# Given exercise
Retype word for word the lines lying between the line containing "Generate a Python" and the line containing "energy = np.arange(443, 342, -1)", together with those two lines themselves, and nothing besides.

# Exercise material
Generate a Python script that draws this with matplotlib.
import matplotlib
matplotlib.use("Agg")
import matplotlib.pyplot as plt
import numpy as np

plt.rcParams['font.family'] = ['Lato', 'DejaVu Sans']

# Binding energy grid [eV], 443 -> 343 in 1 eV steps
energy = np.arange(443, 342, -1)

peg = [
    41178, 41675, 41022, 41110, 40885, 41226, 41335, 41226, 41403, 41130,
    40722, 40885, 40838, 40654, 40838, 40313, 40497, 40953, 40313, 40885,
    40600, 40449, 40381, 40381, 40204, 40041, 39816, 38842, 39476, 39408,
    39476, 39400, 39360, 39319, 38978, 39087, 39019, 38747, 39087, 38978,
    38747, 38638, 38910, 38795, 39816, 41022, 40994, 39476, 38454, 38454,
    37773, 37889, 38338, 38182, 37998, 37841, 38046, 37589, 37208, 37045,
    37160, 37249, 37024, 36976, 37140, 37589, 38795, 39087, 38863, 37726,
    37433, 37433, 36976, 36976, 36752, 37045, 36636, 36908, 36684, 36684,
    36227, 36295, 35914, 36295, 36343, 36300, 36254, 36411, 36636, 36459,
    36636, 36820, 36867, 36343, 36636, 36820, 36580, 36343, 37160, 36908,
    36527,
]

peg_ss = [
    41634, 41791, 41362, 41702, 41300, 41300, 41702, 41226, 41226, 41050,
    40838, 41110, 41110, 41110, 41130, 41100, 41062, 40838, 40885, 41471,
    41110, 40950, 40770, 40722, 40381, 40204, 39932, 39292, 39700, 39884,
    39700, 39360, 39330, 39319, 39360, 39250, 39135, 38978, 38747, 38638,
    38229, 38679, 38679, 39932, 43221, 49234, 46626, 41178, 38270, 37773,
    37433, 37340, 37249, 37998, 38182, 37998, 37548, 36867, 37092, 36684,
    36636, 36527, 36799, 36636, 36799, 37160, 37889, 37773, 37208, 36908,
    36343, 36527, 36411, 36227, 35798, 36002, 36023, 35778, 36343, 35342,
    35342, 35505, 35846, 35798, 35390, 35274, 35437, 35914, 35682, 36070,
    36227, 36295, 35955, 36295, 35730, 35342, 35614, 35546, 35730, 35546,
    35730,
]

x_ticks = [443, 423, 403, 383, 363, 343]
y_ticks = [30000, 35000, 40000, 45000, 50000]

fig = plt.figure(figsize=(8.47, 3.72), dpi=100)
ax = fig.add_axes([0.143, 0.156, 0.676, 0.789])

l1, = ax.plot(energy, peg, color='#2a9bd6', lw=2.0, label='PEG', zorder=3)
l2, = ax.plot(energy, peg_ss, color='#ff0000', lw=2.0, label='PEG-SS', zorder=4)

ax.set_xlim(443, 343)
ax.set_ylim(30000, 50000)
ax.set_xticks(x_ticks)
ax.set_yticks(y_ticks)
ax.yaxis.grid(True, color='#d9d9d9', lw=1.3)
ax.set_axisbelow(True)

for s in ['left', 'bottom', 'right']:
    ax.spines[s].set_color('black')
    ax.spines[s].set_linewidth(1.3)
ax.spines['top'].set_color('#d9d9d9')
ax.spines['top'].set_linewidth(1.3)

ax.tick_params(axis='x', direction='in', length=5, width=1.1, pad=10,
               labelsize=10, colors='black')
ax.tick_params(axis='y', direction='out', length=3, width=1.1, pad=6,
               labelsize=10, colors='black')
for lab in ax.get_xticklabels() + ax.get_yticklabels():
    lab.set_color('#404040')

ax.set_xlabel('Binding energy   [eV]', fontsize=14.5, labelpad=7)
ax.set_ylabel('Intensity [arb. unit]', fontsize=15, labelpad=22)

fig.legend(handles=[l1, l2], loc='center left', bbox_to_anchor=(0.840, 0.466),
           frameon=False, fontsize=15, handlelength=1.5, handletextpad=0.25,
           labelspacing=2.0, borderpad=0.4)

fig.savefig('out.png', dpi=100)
...
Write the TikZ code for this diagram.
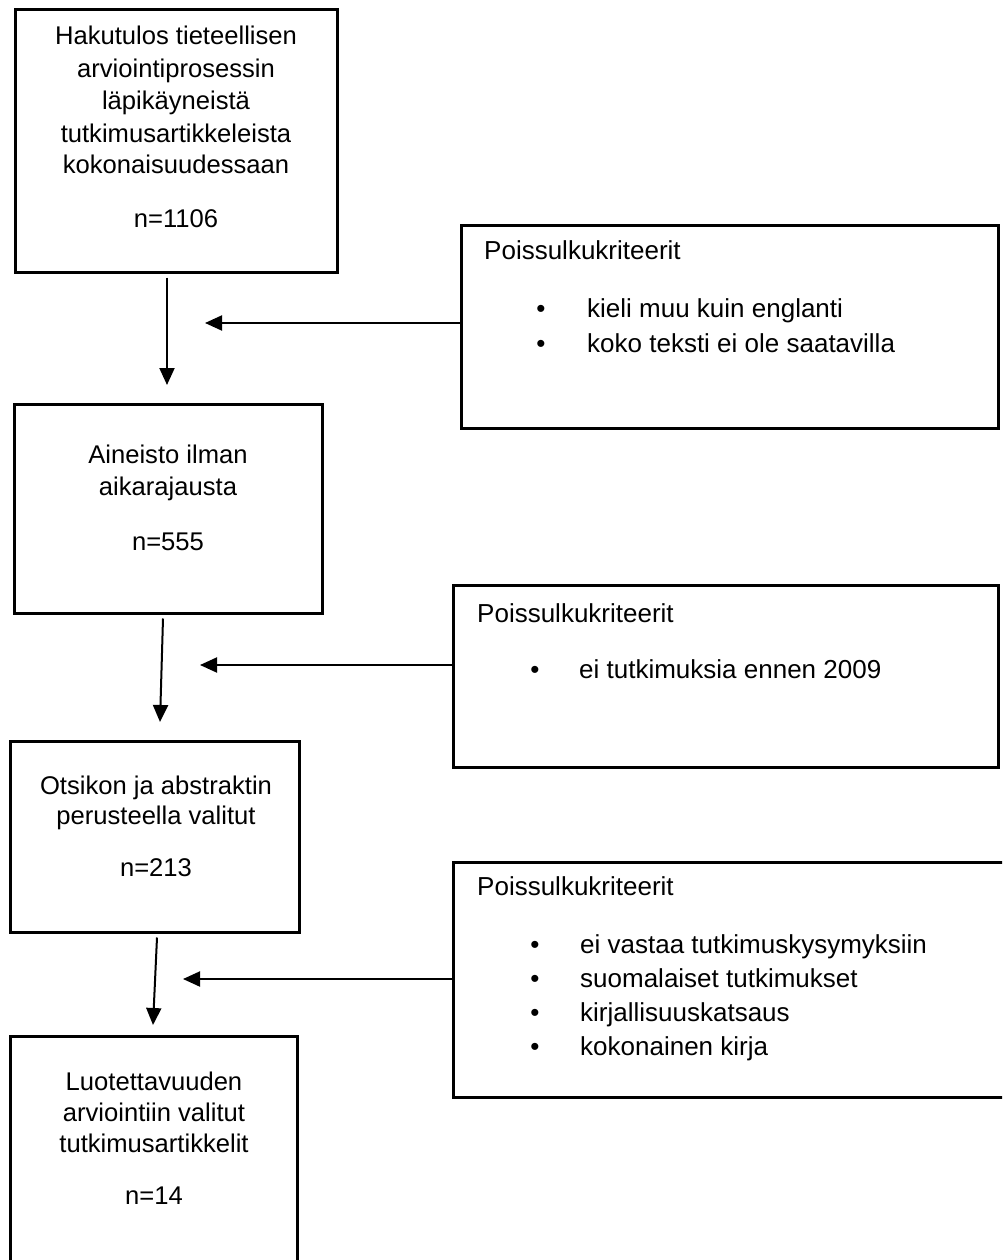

# Reply
Generate a Python script that draws this with matplotlib.
import matplotlib
matplotlib.use("Agg")
import matplotlib.pyplot as plt
import numpy as np

plt.rcParams['font.family'] = ['Lato', 'DejaVu Sans']

# Binding energy grid [eV], 443 -> 343 in 1 eV steps
energy = np.arange(443, 342, -1)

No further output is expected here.